There is only one road into the town, and all visitors enter under enormous stone arches that Montreaters call “the gate.” Many years ago, “gate boys” let visitors and residents in and out, but though gate boys are a thing of the past, Montreaters still feel that physically passing under these arches triggers a psychological response: a sense of safety and homecoming.  “The downside to urban living is that kids and adolescents can’t have some of the freedoms they are ready for,” says Miles Engell. “But in Montreat, I can let my child roam. I know she’s somewhere within the gate. She’s having wholesome fun with life-long friends.” Twelve-year-old Alex McNeill relishes the freedom he experiences in Montreat: “I get to say, ‘Bye, Mom, see you at dinner,’ and then go mountain biking or fly-fishing.”

High school sophomore Johnny McNeill enjoys having more downtime in Montreat than he gets in Raleigh. The mountains mean a break from homework and a chance to sleep in (It’s the “best place for napping, as well,” he points out). The McNeills own a DVD player but have no television or cable service. Though their large basement provides such delights as foosball and Ping Pong, both boys point to timeless outdoor pursuits as their preferred pastimes: hanging out with friends, going for ice cream, and playing “capture the flag” at twilight. Other favorite activities include hiking, picnicking and rock-hopping along the mountain streams.

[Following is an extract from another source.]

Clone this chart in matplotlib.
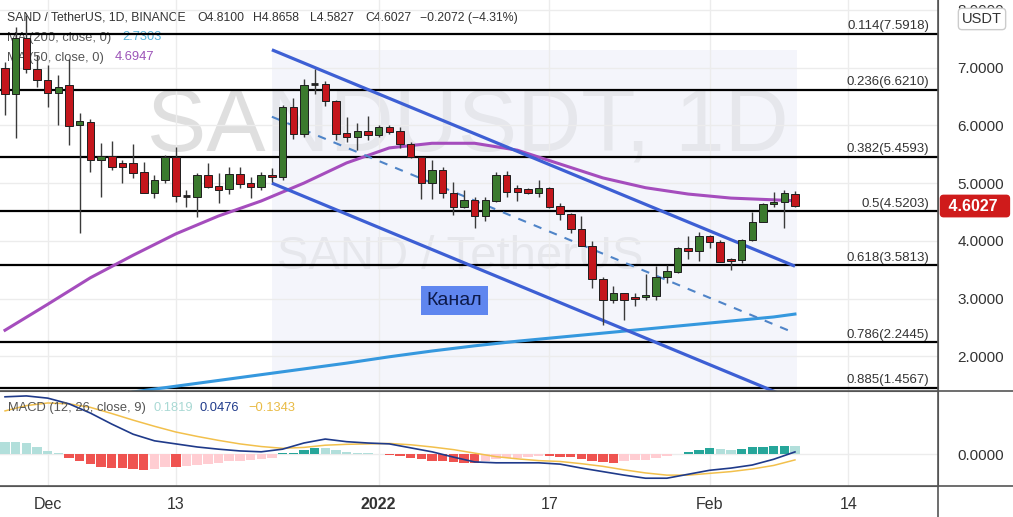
import matplotlib
matplotlib.use("Agg")
import matplotlib.pyplot as plt
import matplotlib.transforms as mtransforms
from matplotlib.lines import Line2D

plt.rcParams['font.family'] = ['Liberation Sans', 'DejaVu Sans']

# x positions are day indices: 0 = 27 Nov 2021 ... 74 = 9 Feb 2022
tick_pos = [4, 16, 35, 51, 66, 79]
tick_lbl = ['Dec', '13', '2022', '17', 'Feb', '14']

opens = [7.00, 6.54, 7.51, 6.98, 6.79, 6.56, 6.70, 6.01, 6.06, 5.40,
         5.47, 5.35, 5.35, 5.19, 4.83, 5.05, 5.45, 4.78, 4.76, 5.14,
         4.95, 4.90, 5.16, 5.00, 4.93, 5.14, 5.10, 6.32, 5.85, 6.72,
         6.72, 6.42, 5.86, 5.80, 5.90, 5.83, 5.97, 5.90, 5.68, 5.45,
         5.00, 5.23, 4.83, 4.59, 4.71, 4.43, 4.69, 5.14, 4.92, 4.90,
         4.83, 4.92, 4.60, 4.46, 4.20, 3.91, 3.34, 2.97, 3.10, 3.03,
         3.03, 3.04, 3.37, 3.46, 3.88, 3.82, 4.08, 3.98, 3.68, 3.67,
         4.01, 4.33, 4.64, 4.67, 4.81]
highs = [7.10, 7.70, 7.91, 7.22, 7.05, 6.87, 7.15, 6.21, 6.11, 5.69,
         5.73, 5.40, 5.68, 5.37, 5.14, 5.49, 5.63, 4.88, 5.18, 5.35,
         5.18, 5.28, 5.28, 5.11, 5.19, 5.26, 6.35, 6.47, 6.80, 6.97,
         6.77, 6.44, 6.15, 6.04, 6.16, 6.00, 6.01, 5.97, 5.71, 5.45,
         5.40, 5.28, 5.02, 4.88, 4.76, 4.76, 5.19, 5.21, 4.97, 4.92,
         5.05, 4.93, 4.66, 4.48, 4.43, 4.00, 3.37, 3.22, 3.10, 3.10,
         3.42, 3.56, 3.58, 3.89, 4.08, 4.15, 4.10, 4.01, 3.70, 4.03,
         4.50, 4.66, 4.85, 4.88, 4.8658]
lows = [6.18, 5.78, 6.90, 6.67, 6.32, 6.01, 5.66, 4.14, 5.19, 4.76,
        5.23, 5.00, 5.09, 4.82, 4.74, 5.00, 4.67, 4.59, 4.41, 4.91,
        4.66, 4.81, 4.91, 4.74, 4.88, 5.02, 5.05, 5.76, 5.80, 6.54,
        6.34, 5.75, 5.71, 5.57, 5.75, 5.80, 5.85, 5.61, 5.44, 4.72,
        4.72, 4.74, 4.45, 4.57, 4.22, 4.34, 4.67, 4.76, 4.69, 4.81,
        4.76, 4.57, 4.36, 4.14, 3.91, 3.18, 2.54, 2.92, 2.63, 2.87,
        2.97, 2.97, 3.27, 3.44, 3.68, 3.65, 3.88, 3.63, 3.49, 3.62,
        3.99, 4.33, 4.59, 4.22, 4.5827]
closes = [6.54, 7.51, 6.98, 6.79, 6.56, 6.67, 5.99, 6.08, 5.40, 5.47,
          5.28, 5.28, 5.18, 4.83, 5.05, 5.45, 4.78, 4.77, 5.14, 4.93,
          4.88, 5.16, 4.98, 4.93, 5.14, 5.10, 6.32, 5.85, 6.70, 6.71,
          6.42, 5.85, 5.80, 5.90, 5.83, 5.97, 5.89, 5.68, 5.45, 5.00,
          5.23, 4.83, 4.59, 4.71, 4.43, 4.71, 5.14, 4.85, 4.85, 4.83,
          4.92, 4.59, 4.46, 4.20, 3.91, 3.34, 2.97, 3.10, 2.97, 2.99,
          3.06, 3.37, 3.48, 3.88, 3.82, 4.08, 3.98, 3.63, 3.65, 4.01,
          4.33, 4.64, 4.67, 4.83, 4.6027]

ma50_x = [0, 4, 8, 12, 16, 20, 24, 28, 32, 36, 40, 44, 48, 52, 56, 60, 64, 68, 72, 74]
ma50_y = [2.45, 2.90, 3.36, 3.75, 4.12, 4.43, 4.69, 5.00, 5.35, 5.61,
          5.69, 5.69, 5.57, 5.33, 5.09, 4.92, 4.81, 4.74, 4.71, 4.6947]
ma200_x = [12, 16, 20, 24, 28, 32, 36, 40, 44, 48, 52, 56, 60, 64, 68, 72, 74]
ma200_y = [1.38, 1.48, 1.58, 1.68, 1.78, 1.88, 1.99, 2.09, 2.18, 2.26,
           2.33, 2.40, 2.47, 2.54, 2.61, 2.68, 2.7303]

fib_ratio = ['0.114', '0.236', '0.382', '0.5', '0.618', '0.786', '0.885']
fib_price = [7.5918, 6.6210, 5.4593, 4.5203, 3.5813, 2.2445, 1.4567]

chan_x = [25, 74]
chan_upper = [7.31, 3.56]
chan_lower = [5.00, 1.24]
chan_mid = [6.15, 2.40]

hist = [0.28, 0.27, 0.24, 0.17, 0.07, 0.015, -0.08, -0.15, -0.23, -0.29,
        -0.31, -0.32, -0.34, -0.36, -0.33, -0.29, -0.30, -0.27, -0.25, -0.23,
        -0.21, -0.17, -0.15, -0.14, -0.12, -0.08, 0.02, 0.03, 0.09, 0.14,
        0.13, 0.08, 0.05, 0.03, 0.015, 0.005, -0.02, -0.05, -0.08, -0.12,
        -0.15, -0.17, -0.19, -0.20, -0.21, -0.17, -0.12, -0.10, -0.08, -0.06,
        -0.04, -0.05, -0.07, -0.075, -0.11, -0.15, -0.18, -0.20, -0.17, -0.14,
        -0.13, -0.09, -0.05, 0.01, 0.05, 0.10, 0.13, 0.11, 0.10, 0.11,
        0.15, 0.16, 0.185, 0.19, 0.1819]
macd_x = list(range(0, 75, 2))
macd_y = [1.30, 1.32, 1.27, 1.14, 0.93, 0.68, 0.45, 0.30, 0.23, 0.16,
          0.11, 0.07, 0.05, 0.11, 0.25, 0.34, 0.28, 0.25, 0.23, 0.14,
          0.05, -0.07, -0.18, -0.20, -0.20, -0.20, -0.23, -0.32, -0.40, -0.48,
          -0.55, -0.55, -0.46, -0.37, -0.32, -0.25, -0.12, 0.0476]
sig_y = [0.98, 1.10, 1.16, 1.14, 1.06, 0.92, 0.77, 0.63, 0.50, 0.40,
         0.31, 0.23, 0.17, 0.13, 0.15, 0.20, 0.22, 0.23, 0.24, 0.21,
         0.16, 0.10, 0.02, -0.06, -0.11, -0.15, -0.17, -0.22, -0.28, -0.36,
         -0.43, -0.48, -0.48, -0.44, -0.40, -0.34, -0.26, -0.1343]

header = ['SAND / TetherUS, 1D, BINANCE', 'O4.8100', 'H4.8658', 'L4.5827', 'C4.6027',
          '\u22120.2072 (\u22124.31%)']

W, H = 1013, 517
fig = plt.figure(figsize=(W / 100, H / 100), dpi=100)
ax = fig.add_axes([0, 1 - 391 / H, 938 / W, 391 / H])
ax2 = fig.add_axes([0, 1 - 486 / H, 938 / W, 95 / H], sharex=ax)

txt = '#333333'
ax.set_xlim(-0.47, 87.4)
ax.set_ylim(1.397, 8.173)

# grid
ax.set_xticks(tick_pos)
ax.set_yticks([2, 3, 4, 5, 6, 7, 8])
ax.set_yticklabels(['%.4f' % v for v in [2, 3, 4, 5, 6, 7, 8]])
ax.grid(color='#ececec', lw=1, zorder=0)
ax.yaxis.tick_right()
ax.tick_params(axis='y', length=0, pad=14, labelsize=11, labelcolor=txt)
ax.tick_params(axis='x', length=0, labelbottom=False)
for s in ['top', 'left']:
    ax.spines[s].set_visible(False)
ax.spines['right'].set_color('#555555')
ax.spines['bottom'].set_color('#555555')

# watermark
ax.text(0.499, 0.675, 'SANDUSDT, 1D', transform=ax.transAxes, ha='center', va='center',
        fontsize=64, color='#dfdfdf', zorder=0.5)
ax.text(0.491, 0.343, 'SAND / TetherUS', transform=ax.transAxes, ha='center', va='center',
        fontsize=34, color='#dfdfdf', zorder=0.5)

# channel
ax.fill_between([chan_x[0], chan_x[1] + 0.2], 1.3, chan_upper[0], color='#eceef8', alpha=0.55, lw=0, zorder=0.8)
ax.plot(chan_x, chan_upper, color='#3d5fd4', lw=2.3, zorder=4, solid_capstyle='butt')
ax.plot(chan_x, chan_lower, color='#3d5fd4', lw=2.3, zorder=4, solid_capstyle='butt')
ax.plot(chan_x, chan_mid, color='#4f84c8', lw=1.5, ls=(0, (4, 4)), zorder=4)

# fib levels
trans = mtransforms.blended_transform_factory(ax.transAxes, ax.transData)
for r, p in zip(fib_ratio, fib_price):
    ax.axhline(p, color='black', lw=1.6, zorder=2)
    ax.text(0.9904, p + 0.02, '%s(%.4f)' % (r, p), transform=trans, ha='right', va='bottom',
            fontsize=9.5, color=txt, zorder=5)

# moving averages
ax.plot(ma200_x, ma200_y, color='#3598de', lw=2.2, zorder=3)
ax.plot(ma50_x, ma50_y, color='#a54dbd', lw=2.2, zorder=3)

# candles
for i in range(len(opens)):
    o, h, l, c = opens[i], highs[i], lows[i], closes[i]
    col = '#3b7a2e' if c >= o else '#c4161c'
    ax.vlines(i, l, h, color='#3a3a3a', lw=1, zorder=5)
    body = abs(c - o)
    if body < 0.03:
        ax.hlines((o + c) / 2, i - 0.35, i + 0.35, color='#222222', lw=2, zorder=6)
    else:
        ax.bar(i, body, bottom=min(o, c), width=0.7, color=col, edgecolor='#1e1e1e', lw=0.7, zorder=6)

# channel label
ax.text(42.1, 2.96, 'Канал', ha='center', va='center', fontsize=14, color='#0d1a4a', zorder=8,
        bbox=dict(boxstyle='square,pad=0.3', fc='#5f86ef', ec='none'))

# header and legends
fx = lambda px: px / 938
fy = lambda py: 1 - py / 391
for s, px in zip(header, [7, 197, 253, 310, 365, 420]):
    ax.text(fx(px), fy(18), s, transform=ax.transAxes, ha='left', va='center',
            fontsize=8.8, color=txt, zorder=1)
ax.text(fx(7), fy(37.5), 'MA (200, close, 0)', transform=ax.transAxes, ha='left', va='center',
        fontsize=9.3, color='#555555', zorder=1)
ax.text(fx(122), fy(37.5), '2.7303', transform=ax.transAxes, ha='left', va='center',
        fontsize=9.3, color='#55b3d9', zorder=1)
ax.text(fx(7), fy(57.5), 'MA (50, close, 0)', transform=ax.transAxes, ha='left', va='center',
        fontsize=9.3, color='#555555', zorder=1)
ax.text(fx(115), fy(57.5), '4.6947', transform=ax.transAxes, ha='left', va='center',
        fontsize=9.3, color='#9c54b8', zorder=1)

# last price tag
ax.text(1.006, closes[-1], ' %.4f  ' % closes[-1], transform=trans, ha='left', va='center',
        fontsize=11.5, fontweight='bold', color='white', clip_on=False, zorder=10,
        bbox=dict(boxstyle='round,pad=0.2,rounding_size=0.2', fc='#cf1b1b', ec='#cf1b1b'))

# MACD pane
ax2.set_ylim(-0.727, 1.432)
ax2.set_yticks([0])
ax2.set_yticklabels(['0.0000'])
ax2.yaxis.tick_right()
ax2.tick_params(axis='y', length=0, pad=14, labelsize=11, labelcolor=txt)
ax2.set_xticks(tick_pos)
ax2.set_xticklabels(tick_lbl)
ax2.tick_params(axis='x', length=0, pad=8, labelsize=11.5, labelcolor=txt)
ax2.get_xticklabels()[2].set_fontweight('bold')
ax2.grid(color='#ececec', lw=1, zorder=0)
ax2.spines['left'].set_visible(False)
for s in ['top', 'bottom', 'right']:
    ax2.spines[s].set_color('#555555')

hcols = []
for i, v in enumerate(hist):
    prev = hist[i - 1] if i > 0 else v
    if v >= 0:
        hcols.append('#26a69a' if v > prev else '#b2dfdb')
    else:
        hcols.append('#ef5350' if v < prev else '#ffcdd2')
ax2.bar(range(len(hist)), hist, width=0.88, color=hcols, zorder=2)
ax2.plot(macd_x, sig_y, color='#f2c04c', lw=1.1, zorder=3)
ax2.plot(macd_x, macd_y, color='#1f3a8a', lw=1.2, zorder=4)

ax2.text(8 / 938, 0.82, 'MACD (12, 26, close, 9)', transform=ax2.transAxes, ha='left', va='center',
         fontsize=9.3, color='#555555', zorder=5)
ax2.text(153 / 938, 0.82, '0.1819', transform=ax2.transAxes, ha='left', va='center',
         fontsize=9.3, color='#a9d9d4', zorder=5)
ax2.text(200 / 938, 0.82, '0.0476', transform=ax2.transAxes, ha='left', va='center',
         fontsize=9.3, color='#1f3a8a', zorder=5)
ax2.text(248 / 938, 0.82, '\u22120.1343', transform=ax2.transAxes, ha='left', va='center',
         fontsize=9.3, color='#e9bb45', zorder=5)

# pane separators and right scale border
for yy in [1 - 391 / H, 1 - 486 / H]:
    fig.add_artist(Line2D([0, 1], [yy, yy], color='#555555', lw=1.2))
fig.add_artist(Line2D([938 / W, 938 / W], [0, 1], color='#555555', lw=1.2))

fig.text(982 / W, 1 - 19 / H, 'USDT', ha='center', va='center', fontsize=10.5, color=txt, zorder=20,
         bbox=dict(boxstyle='round,pad=0.25', fc='white', ec='#cccccc'))

fig.savefig('out.png', dpi=100)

Apparently, rock-hopping is to Montreat what tailgating is to ACC football: It’s what you do when you get there. Vic Bell fondly remembers rock-hopping for “hours at a time with all my friends. It was a simpler time. You made your own fun!”

The activity around Montreat, organized and otherwise, points to a distinguishing characteristic of the town: People are hearty and active. It’s a walking, not a driving, place. “I don’t have to drive except to go to the grocery store,” says Miles Engell. And though the biology professor will be working on lesson plans for next semester, she enjoys the ritual of a daily morning hike. “I love that I can walk off the front porch and be on the trail.” Caryn echoes these sentiments: “I watch some of the older folks who live here, and they’re not just walking the trails, they’re blazing them. Seeing our neighbors has given me a taste of what active retirement might look like,” says the 47-year-old lawyer who – for the record – is not retiring any time soon.

The Bells, McNeills, and Engells hasten to add that though Montreat is steeped in history and Presbyterianism, the mixture is slowly changing, and the town is becoming more diverse while still retaining its charm. “People see how good it is, and they want to be part of it,” says Miles.

She’s right, of course. As I write, my family is packing for our first overnight stay in the unheated house we bought in the fall. We’ll be first-generation Montreaters, making new memories in an old house.